Analysis of the fluorescence anisotropy changes of two fluorescent labels, DPH and TMA-DPH, that are located at different membrane depths, confirmed that all tested dendrimers interacted with both regions of membranes and changed membrane fluidity. The observed increase in the fluorescence anisotropy indicated the rising membrane stiffness [29], which in turn reflected the ability of the tested dendrimers to interact with bilayers [30,31]. Phosphorothioate dendrimers of the 5th generation with peripheral hydroxyl groups [32] and viologen-phosphorus dendrimers were also shown to enhance the stiffness of biological membranes, although the intensity of this process was lower [33].

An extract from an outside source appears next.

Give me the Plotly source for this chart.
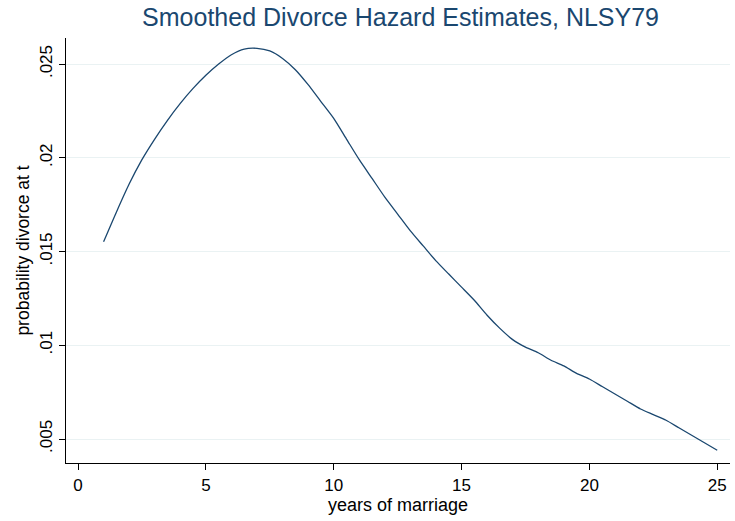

Next, to check the effect of dendrimers on the cell membrane, the degree of haemolysis was determined. Damage to the membrane caused by interaction with ligands results in the outflow of proteins, in particular haemoglobin [13]. Carbosilane copper dendrimers caused haemolysis after 24 h of incubation, the intensity of haemolytic effect depended on their generation and concentration. At lower concentrations, the dendrimers with the chloride ligands were more efficient than those with nitrate ones. However, with rising concentrations the opposite effect was observed. The lowest efficiency of the 0 generation dendrimers may have resulted from the smaller number of active groups compared to the higher generation dendrimers [13,34,35,36,37]. A similar effect was demonstrated in the experiments with a carbosilane dendrimer terminated with ruthenium [13], phosphoric dendrimers [38], and PAMAM dendrimers [35]. In contrast, after 24 h incubation, the haemolytic activity of the dendrimers containing titanium was not observed [39]. The surface charge of dendrimers is therefore an important haemotoxicity agent [38]. Cationic dendrimers can interact strongly with negatively charged membranes and can be more toxic compared to neutral or anionic dendrimers [20,34,40].

Circular dichroism spectroscopy can be used to check the interaction between dendrimers and albumin and their effect on the secondary structure of this protein [41]. CCDs caused minor changes to the albumin secondary structure. The addition of the increasing dendrimer concentrations to the HSA solution did not change the characteristic alpha-helix spectrum, while an increase in ellipticity was observed. This is advantageous because a large change in the original protein structure in the complexes would probably result in a loss of the biological activity of the protein, causing a limitation in the potential medical use [42].

The impact of copper-terminated carbosilane dendrimers on the viability of PBMC normal cells and 1301, HL60 cancer ones was evaluated and the dendrimers’ cytotoxicity was checked. It is worth noting that all dendrimers were significantly more toxic to both cancer cell lines than to PBMCs.

The cytotoxic effect depended on the kind, generation, and concentration of the dendrimers. Among all tested dendrimers the dendrimer of the 1st generation with chloride groups (CCD-Cl-1) was the most toxic to HL-60. The same dendrimer was equally toxic to the human prostate cancer cell line PC3 [1]. However, Brahmi et al. [43] showed that the toxicity of phosphorus dendrimers with copper increased with its generation. Similarly, a generation-depended impact of ruthenium-terminated carbosilane dendrimers (CRD) on HL-60 cells was demonstrated [13]. The obtained findings are in good agreement with the previous studies [44,45,46], which suggests the importance of polymeric and hybrid nanoparticles as efficient carriers in drug delivery.

5. Conclusions

All studied CCD dendrimers strongly interact with cell membranes. They show significantly higher toxicity to tumour cells compared to normal cells. The cytotoxicity of dendrimers is concentration- and generation-dependent. Dendrimers with a nitrate ligand are more toxic than chloride dendrimers. On the basis of the obtained results, it can be proposed that the studied dendrimers are an alternative to other non-viral carriers to be used in classic anti-cancer therapy.